Input rows:
↓

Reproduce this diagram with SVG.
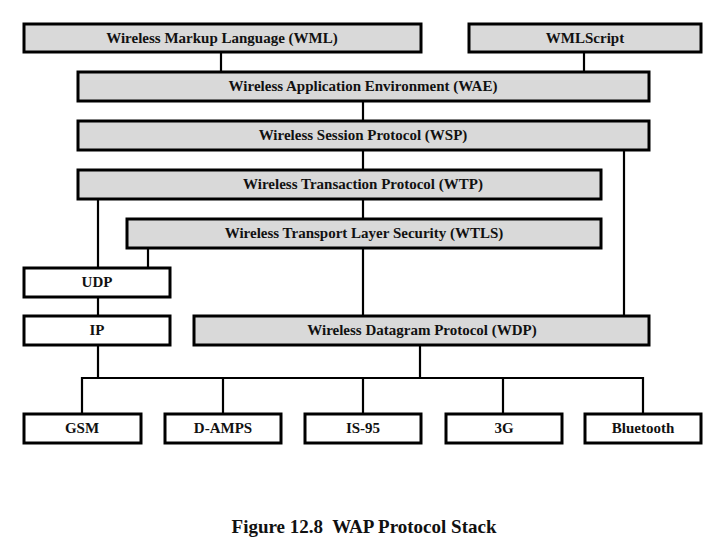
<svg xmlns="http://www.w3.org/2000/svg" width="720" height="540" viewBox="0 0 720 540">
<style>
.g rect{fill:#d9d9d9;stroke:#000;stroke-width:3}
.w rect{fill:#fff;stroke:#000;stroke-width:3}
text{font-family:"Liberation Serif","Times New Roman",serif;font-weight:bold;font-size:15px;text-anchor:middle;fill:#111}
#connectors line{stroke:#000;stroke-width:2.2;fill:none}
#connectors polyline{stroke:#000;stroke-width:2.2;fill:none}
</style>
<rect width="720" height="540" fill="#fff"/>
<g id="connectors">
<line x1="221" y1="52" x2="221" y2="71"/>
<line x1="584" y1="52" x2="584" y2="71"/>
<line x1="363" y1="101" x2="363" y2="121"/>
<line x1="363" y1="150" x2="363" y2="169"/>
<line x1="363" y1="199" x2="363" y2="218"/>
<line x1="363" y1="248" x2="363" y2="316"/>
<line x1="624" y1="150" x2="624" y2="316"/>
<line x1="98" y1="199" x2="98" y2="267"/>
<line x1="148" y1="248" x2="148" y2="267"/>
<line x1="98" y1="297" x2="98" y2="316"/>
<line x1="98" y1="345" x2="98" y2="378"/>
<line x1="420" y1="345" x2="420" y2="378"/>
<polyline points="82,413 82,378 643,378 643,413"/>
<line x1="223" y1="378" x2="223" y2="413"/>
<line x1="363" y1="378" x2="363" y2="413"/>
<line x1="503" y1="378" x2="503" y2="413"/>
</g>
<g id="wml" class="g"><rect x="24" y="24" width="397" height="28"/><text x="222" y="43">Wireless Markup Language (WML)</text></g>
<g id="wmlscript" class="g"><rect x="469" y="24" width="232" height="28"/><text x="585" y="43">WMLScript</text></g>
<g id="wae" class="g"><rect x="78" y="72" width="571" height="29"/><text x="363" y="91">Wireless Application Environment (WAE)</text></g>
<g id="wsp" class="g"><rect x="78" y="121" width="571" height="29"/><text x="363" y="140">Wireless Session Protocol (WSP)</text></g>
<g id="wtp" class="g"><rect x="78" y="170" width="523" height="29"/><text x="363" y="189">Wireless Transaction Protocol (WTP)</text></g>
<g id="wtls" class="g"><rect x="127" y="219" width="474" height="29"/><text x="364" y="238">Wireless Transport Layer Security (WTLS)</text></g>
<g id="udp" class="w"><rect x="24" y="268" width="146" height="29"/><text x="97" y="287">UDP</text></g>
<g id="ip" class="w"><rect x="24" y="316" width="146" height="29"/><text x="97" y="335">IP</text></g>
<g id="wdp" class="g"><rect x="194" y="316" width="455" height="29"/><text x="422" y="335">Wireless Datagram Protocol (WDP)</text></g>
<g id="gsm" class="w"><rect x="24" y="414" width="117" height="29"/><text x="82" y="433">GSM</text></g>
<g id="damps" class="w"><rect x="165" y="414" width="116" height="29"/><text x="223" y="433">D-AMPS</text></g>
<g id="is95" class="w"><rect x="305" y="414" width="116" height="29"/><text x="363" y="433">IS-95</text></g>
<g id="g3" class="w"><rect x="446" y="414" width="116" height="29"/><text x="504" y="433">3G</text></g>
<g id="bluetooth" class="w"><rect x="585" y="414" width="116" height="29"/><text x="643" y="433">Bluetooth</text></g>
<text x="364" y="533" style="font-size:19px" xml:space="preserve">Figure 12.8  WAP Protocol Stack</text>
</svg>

↑
↓

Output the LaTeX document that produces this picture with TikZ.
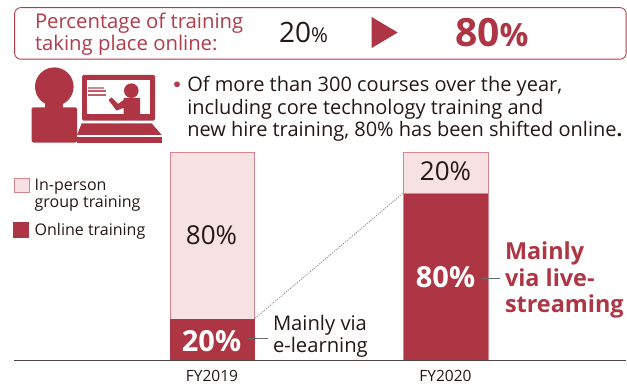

↑

Set problem: Check every line of the data, and copy the ones that contain "with".

The completed task:
Reproduce this diagram with SVG.
Output the LaTeX document that produces this picture with TikZ.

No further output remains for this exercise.